Information shown>
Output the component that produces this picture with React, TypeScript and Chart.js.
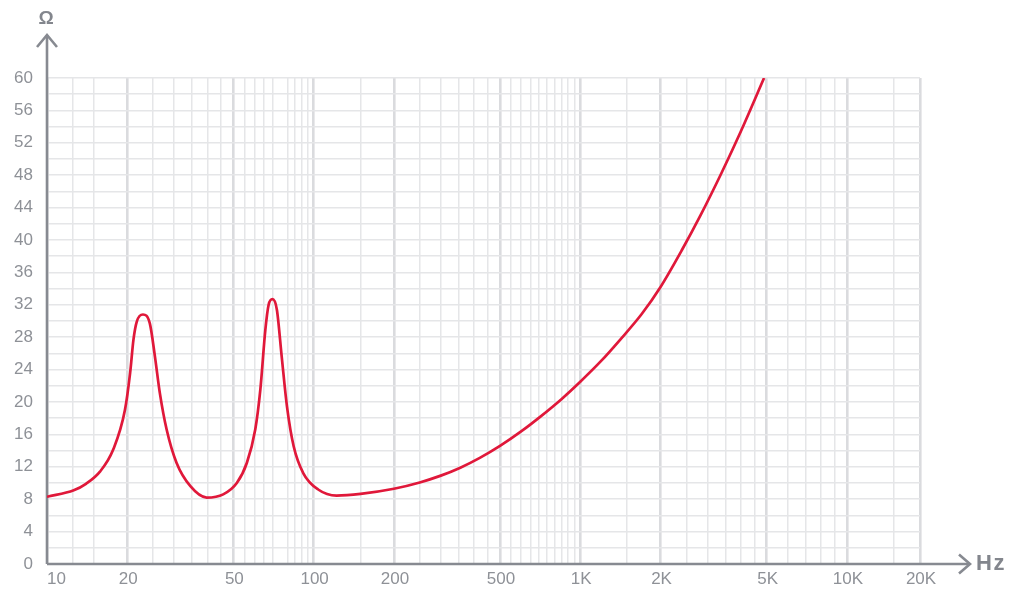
import React, { useEffect, useRef } from 'react';
import { Chart, registerables } from 'chart.js';

Chart.register(...registerables);

// Impedance curve (frequency in Hz, impedance in Ω)
const frequencies = [
  10, 12.6, 14, 15.8, 17.7, 19.6, 20.5, 21.1, 21.7, 22.9, 24.3, 25.4, 26.5, 28.1, 30.6, 34.5,
  39.7, 45.8, 51.5, 56.2, 60.4, 63.1, 65.9, 67.8, 70.1, 72.8, 75.9, 79.4, 84.2, 91.5, 104,
  122, 150, 200, 250, 300, 355, 420, 500, 600, 707, 850, 1000, 1200, 1410, 1700, 2000,
  2400, 2830, 3400, 4000, 4890,
];
const impedance = [
  8.3, 9.1, 9.9, 11.4, 14.1, 19.0, 23.6, 27.7, 29.9, 30.8, 29.7, 25.6, 21.1, 16.6, 12.5, 9.6,
  8.2, 8.6, 10.0, 12.5, 16.6, 21.5, 28.9, 32.0, 32.7, 31.4, 25.6, 19.5, 14.5, 11.2, 9.2,
  8.45, 8.66, 9.29, 10.07, 10.91, 11.89, 13.1, 14.58, 16.37, 18.17, 20.35, 22.5, 25.1, 27.68,
  30.86, 34.2, 38.7, 43.1, 48.4, 53.4, 60.0,
];

// Vertical grid lines (Hz) as drawn in the reference
const xGridValues = [
  10, 12.5, 15, 20, 25, 30, 35, 40, 45, 50, 55, 60, 65, 70, 80, 85, 90, 95, 100,
  150, 200, 250, 300, 350, 400, 450, 500, 550, 600, 650, 700, 750, 800, 850, 900, 950, 1000,
  1500, 2000, 2500, 3000, 3500, 4000, 4500, 5000, 6000, 7000, 8000, 9000, 10000,
  15000, 18800,
];
// Labelled (heavier) grid lines and their labels
const xLabelValues = [10, 20, 50, 100, 200, 500, 1000, 2000, 5000, 10000, 18800];
const xLabelTexts = ['10', '20', '50', '100', '200', '500', '1K', '2K', '5K', '10K', '20K'];

const yMin = 0;
const yMax = 60;
const yGridStep = 2;
const yLabelStep = 4;

const AXIS_COLOR = '#878a91';
const LABEL_COLOR = '#8e9197';
const GRID_MINOR = '#e5e6e8';
const GRID_MAJOR = '#dadbde';
const CURVE_COLOR = '#e0183a';
const FONT = '"Liberation Sans", Arial, Helvetica, sans-serif';

const axesPlugin = {
  id: 'axesArrows',
  beforeDatasetsDraw(chart: any) {
    const { ctx, chartArea: a } = chart;
    ctx.save();
    ctx.strokeStyle = AXIS_COLOR;
    ctx.lineWidth = 2.6;
    ctx.lineJoin = 'miter';
    // y axis with arrow
    ctx.beginPath();
    ctx.moveTo(a.left, a.bottom);
    ctx.lineTo(a.left, 35);
    ctx.stroke();
    ctx.beginPath();
    ctx.moveTo(a.left - 10, 47);
    ctx.lineTo(a.left, 35);
    ctx.lineTo(a.left + 10, 47);
    ctx.stroke();
    // x axis with arrow
    ctx.beginPath();
    ctx.moveTo(a.left, a.bottom);
    ctx.lineTo(969, a.bottom);
    ctx.stroke();
    ctx.beginPath();
    ctx.moveTo(959, a.bottom - 9.5);
    ctx.lineTo(970, a.bottom);
    ctx.lineTo(959, a.bottom + 9.5);
    ctx.stroke();
    ctx.restore();
  },
  afterDraw(chart: any) {
    const { ctx, chartArea: a, scales } = chart;
    const xs = scales.x;
    ctx.save();
    ctx.fillStyle = LABEL_COLOR;
    ctx.font = `17px ${FONT}`;
    ctx.textBaseline = 'middle';
    xLabelValues.forEach((v, i) => {
      const px = xs.getPixelForValue(v);
      ctx.textAlign = i === 0 ? 'left' : 'center';
      ctx.fillText(xLabelTexts[i], i === 0 ? px : px + 1, a.bottom + 15.5);
    });
    ctx.fillStyle = '#83868d';
    ctx.font = `bold 19px ${FONT}`;
    ctx.textAlign = 'center';
    ctx.fillText('Ω', a.left - 1, 18.5);
    ctx.font = `bold 22px ${FONT}`;
    (ctx as any).letterSpacing = '1.5px';
    ctx.textAlign = 'left';
    ctx.fillText('Hz', 976, a.bottom - 0.5);
    ctx.restore();
  },
};

export default function App() {
  const ref = useRef<HTMLCanvasElement>(null);

  useEffect(() => {
    if (!ref.current) return;
    const isMajor = (v: number) => xLabelValues.includes(v);
    const chart = new Chart(ref.current, {
      type: 'line',
      data: {
        datasets: [
          {
            data: frequencies.map((f, i) => ({ x: f, y: impedance[i] })),
            borderColor: CURVE_COLOR,
            borderWidth: 2.7,
            pointRadius: 0,
            fill: false,
            cubicInterpolationMode: 'monotone',
          },
        ],
      },
      options: {
        animation: false,
        responsive: false,
        maintainAspectRatio: false,
        layout: { padding: { top: 78, right: 94, bottom: 28, left: 0 } },
        plugins: { legend: { display: false }, tooltip: { enabled: false } },
        scales: {
          x: {
            type: 'logarithmic',
            min: xGridValues[0],
            max: xGridValues[xGridValues.length - 1],
            afterBuildTicks: (s: any) => {
              s.ticks = xGridValues.map((v) => ({ value: v }));
            },
            afterFit: (s: any) => {
              s.height = 0;
            },
            ticks: { display: false },
            border: { display: false },
            grid: {
              drawTicks: false,
              color: (c: any) => (c.tick && isMajor(c.tick.value) ? GRID_MAJOR : GRID_MINOR),
              lineWidth: (c: any) => (c.tick && isMajor(c.tick.value) ? 2.6 : 1.5),
            },
          },
          y: {
            min: yMin,
            max: yMax,
            afterFit: (s: any) => {
              s.width = 47;
            },
            ticks: {
              stepSize: yGridStep,
              autoSkip: false,
              padding: 14,
              color: LABEL_COLOR,
              font: { family: FONT, size: 17 },
              callback: (v: any) => (Number(v) % yLabelStep === 0 ? String(v) : ''),
            },
            border: { display: false },
            grid: {
              drawTicks: false,
              color: GRID_MINOR,
              lineWidth: 1.5,
            },
          },
        },
      },
      plugins: [axesPlugin],
    } as any);
    return () => chart.destroy();
  }, []);

  return (
    <div style={{ position: 'fixed', left: 0, top: 0, width: 1014, height: 592, background: '#ffffff' }}>
      <canvas ref={ref} width={1014} height={592} style={{ display: 'block' }} />
    </div>
  );
}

Given problem> Take the material above from its first line through the line holding "Chart.register(...registerables);" and set it down exactly, without the pictures.

Response>
Output the component that produces this picture with React, TypeScript and Chart.js.
import React, { useEffect, useRef } from 'react';
import { Chart, registerables } from 'chart.js';

Chart.register(...registerables);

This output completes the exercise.